■ EXERCISE DESCRIPTION
Find out how many lines of the material contain the string "seaborn" and give only that figure.

■ SOURCE MATERIAL
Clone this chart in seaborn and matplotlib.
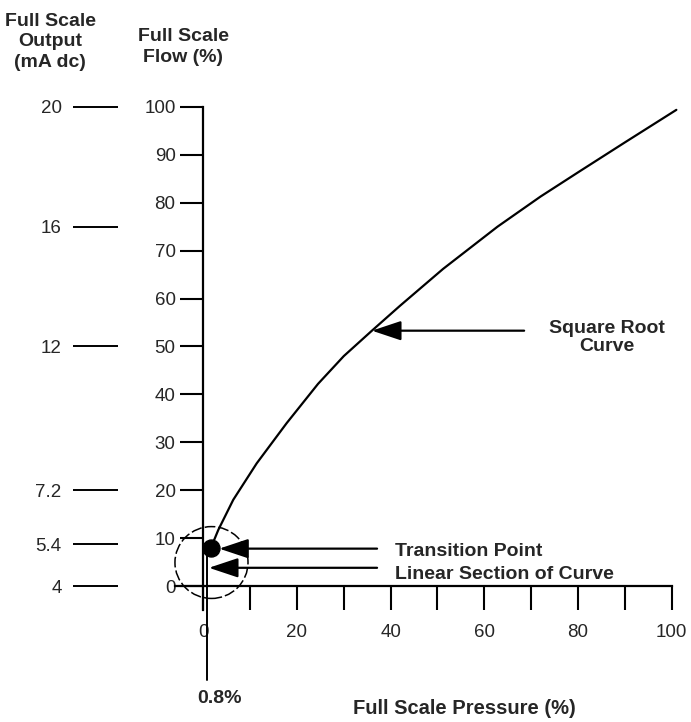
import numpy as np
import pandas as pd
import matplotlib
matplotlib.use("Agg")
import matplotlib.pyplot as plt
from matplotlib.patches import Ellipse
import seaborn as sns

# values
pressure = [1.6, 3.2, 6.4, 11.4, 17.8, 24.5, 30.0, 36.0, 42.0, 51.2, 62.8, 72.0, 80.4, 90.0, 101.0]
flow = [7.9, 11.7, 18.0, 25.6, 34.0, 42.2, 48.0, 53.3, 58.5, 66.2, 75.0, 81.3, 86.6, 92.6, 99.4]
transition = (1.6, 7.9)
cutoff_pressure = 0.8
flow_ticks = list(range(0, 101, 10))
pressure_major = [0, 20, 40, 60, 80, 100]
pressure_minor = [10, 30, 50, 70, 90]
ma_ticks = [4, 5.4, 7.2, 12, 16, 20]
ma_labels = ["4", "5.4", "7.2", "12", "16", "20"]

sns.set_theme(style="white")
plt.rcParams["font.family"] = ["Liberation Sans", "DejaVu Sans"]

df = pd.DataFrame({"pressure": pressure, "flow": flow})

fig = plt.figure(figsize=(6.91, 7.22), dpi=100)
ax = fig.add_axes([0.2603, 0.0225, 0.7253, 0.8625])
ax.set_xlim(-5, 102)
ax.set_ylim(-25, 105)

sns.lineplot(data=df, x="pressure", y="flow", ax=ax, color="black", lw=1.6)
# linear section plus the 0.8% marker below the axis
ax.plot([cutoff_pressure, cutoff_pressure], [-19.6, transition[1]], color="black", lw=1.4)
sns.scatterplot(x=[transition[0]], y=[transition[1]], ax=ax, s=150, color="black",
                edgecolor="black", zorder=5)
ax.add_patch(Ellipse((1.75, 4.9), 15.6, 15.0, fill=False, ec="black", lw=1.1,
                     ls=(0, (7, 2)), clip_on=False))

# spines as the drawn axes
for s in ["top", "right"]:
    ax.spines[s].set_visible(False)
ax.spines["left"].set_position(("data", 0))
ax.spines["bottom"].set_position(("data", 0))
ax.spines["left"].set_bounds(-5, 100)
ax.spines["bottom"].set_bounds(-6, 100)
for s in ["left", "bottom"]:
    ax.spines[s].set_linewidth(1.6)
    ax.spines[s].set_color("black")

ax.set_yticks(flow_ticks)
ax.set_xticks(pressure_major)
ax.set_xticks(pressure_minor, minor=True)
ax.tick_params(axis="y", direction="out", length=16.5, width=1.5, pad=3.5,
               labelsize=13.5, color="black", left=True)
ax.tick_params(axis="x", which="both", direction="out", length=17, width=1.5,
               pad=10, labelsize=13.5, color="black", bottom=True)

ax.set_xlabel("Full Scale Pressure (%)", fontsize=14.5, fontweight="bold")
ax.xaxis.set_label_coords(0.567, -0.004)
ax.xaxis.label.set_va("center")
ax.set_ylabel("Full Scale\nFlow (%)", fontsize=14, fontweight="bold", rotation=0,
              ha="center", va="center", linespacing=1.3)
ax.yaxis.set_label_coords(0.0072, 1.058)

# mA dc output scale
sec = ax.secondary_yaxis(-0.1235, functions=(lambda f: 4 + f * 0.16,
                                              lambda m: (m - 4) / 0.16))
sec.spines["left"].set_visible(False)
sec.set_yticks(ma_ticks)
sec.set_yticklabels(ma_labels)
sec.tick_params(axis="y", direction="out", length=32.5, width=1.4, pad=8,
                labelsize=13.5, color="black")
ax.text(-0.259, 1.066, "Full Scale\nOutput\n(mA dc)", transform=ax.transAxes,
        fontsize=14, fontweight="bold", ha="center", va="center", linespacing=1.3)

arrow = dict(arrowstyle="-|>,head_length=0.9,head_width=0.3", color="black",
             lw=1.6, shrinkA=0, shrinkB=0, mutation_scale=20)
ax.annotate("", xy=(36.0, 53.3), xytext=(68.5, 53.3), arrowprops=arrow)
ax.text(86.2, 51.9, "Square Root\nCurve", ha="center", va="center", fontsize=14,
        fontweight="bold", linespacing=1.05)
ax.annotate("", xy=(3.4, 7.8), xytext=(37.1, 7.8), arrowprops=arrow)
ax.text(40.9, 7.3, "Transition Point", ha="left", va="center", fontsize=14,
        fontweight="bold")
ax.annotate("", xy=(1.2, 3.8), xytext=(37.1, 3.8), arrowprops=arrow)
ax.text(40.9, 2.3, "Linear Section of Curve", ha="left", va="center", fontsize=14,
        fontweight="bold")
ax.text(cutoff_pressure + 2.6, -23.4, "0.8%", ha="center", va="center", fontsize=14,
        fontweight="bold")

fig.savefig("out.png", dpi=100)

...

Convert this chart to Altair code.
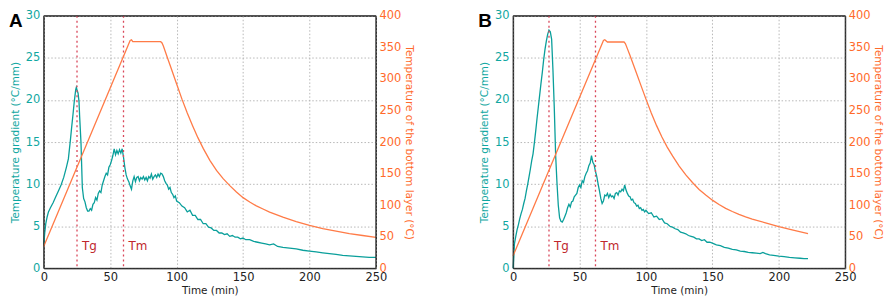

--

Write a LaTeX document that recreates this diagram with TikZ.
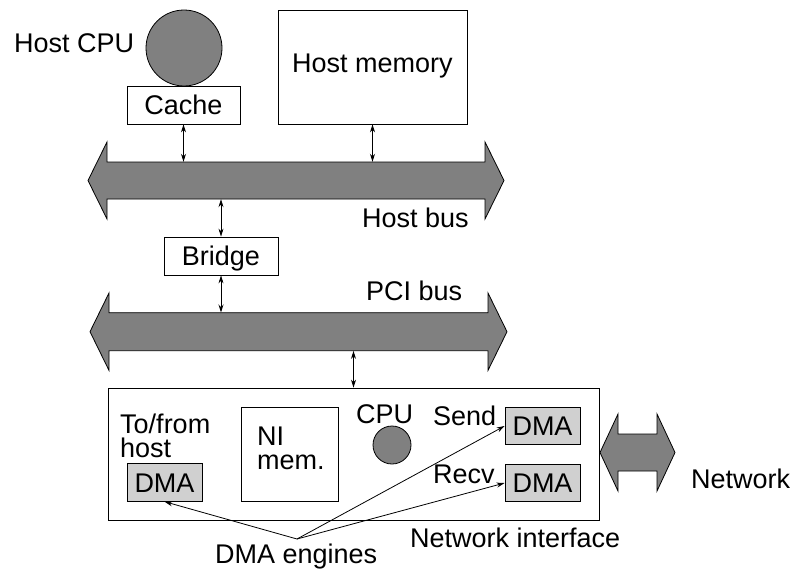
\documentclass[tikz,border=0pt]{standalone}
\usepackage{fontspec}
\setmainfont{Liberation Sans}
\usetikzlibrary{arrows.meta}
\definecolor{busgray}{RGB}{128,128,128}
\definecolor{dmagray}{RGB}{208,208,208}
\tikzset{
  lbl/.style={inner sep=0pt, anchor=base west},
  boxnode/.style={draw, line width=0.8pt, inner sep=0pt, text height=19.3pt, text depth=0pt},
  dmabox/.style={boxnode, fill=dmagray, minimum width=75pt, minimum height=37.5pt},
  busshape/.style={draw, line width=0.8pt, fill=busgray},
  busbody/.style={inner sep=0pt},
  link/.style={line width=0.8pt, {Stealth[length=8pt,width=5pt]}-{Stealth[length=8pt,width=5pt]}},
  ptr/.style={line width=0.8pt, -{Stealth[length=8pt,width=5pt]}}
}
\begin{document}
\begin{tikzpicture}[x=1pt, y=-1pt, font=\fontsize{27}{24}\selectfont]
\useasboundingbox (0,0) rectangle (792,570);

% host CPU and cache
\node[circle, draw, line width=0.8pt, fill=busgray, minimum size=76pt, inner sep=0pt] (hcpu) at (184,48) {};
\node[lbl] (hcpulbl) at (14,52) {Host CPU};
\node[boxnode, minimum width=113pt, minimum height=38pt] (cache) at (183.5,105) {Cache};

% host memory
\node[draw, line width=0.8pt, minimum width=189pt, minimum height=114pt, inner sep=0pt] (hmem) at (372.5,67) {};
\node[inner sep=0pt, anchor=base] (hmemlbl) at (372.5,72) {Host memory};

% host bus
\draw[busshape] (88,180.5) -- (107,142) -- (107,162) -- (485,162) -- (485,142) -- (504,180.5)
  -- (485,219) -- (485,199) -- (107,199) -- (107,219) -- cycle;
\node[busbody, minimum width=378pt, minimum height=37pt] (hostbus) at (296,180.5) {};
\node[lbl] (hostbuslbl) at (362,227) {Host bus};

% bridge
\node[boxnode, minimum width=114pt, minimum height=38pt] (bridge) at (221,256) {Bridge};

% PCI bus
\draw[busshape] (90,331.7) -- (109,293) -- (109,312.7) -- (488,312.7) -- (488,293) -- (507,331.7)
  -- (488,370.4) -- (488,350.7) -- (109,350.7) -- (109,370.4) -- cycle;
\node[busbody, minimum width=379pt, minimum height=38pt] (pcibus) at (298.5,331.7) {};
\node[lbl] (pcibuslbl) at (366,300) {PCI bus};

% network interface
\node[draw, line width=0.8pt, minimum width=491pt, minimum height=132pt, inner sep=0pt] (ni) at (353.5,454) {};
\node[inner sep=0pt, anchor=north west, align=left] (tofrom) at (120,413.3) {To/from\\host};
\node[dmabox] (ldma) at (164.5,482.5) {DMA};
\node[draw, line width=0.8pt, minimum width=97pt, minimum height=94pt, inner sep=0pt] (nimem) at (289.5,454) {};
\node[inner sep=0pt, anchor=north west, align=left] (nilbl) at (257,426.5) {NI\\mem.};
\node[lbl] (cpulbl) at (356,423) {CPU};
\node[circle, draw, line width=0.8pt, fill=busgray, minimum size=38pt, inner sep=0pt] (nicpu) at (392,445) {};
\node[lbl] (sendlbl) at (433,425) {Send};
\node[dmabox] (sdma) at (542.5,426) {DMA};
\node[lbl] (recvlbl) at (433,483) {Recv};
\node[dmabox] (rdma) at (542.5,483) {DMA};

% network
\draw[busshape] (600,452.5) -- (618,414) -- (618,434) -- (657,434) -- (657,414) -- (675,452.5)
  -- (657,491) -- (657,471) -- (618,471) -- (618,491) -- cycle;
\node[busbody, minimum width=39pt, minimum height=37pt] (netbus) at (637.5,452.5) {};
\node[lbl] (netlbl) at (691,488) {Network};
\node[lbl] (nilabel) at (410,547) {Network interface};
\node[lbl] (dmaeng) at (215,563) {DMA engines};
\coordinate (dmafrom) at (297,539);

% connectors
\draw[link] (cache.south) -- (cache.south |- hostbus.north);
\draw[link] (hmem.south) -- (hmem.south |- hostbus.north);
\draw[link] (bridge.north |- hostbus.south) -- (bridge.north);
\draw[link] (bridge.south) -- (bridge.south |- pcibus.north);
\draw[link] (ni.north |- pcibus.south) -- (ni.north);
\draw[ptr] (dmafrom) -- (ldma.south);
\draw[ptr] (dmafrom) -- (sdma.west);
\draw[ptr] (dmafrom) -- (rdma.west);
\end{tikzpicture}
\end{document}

■ SOLUTION TO THE EXERCISE
2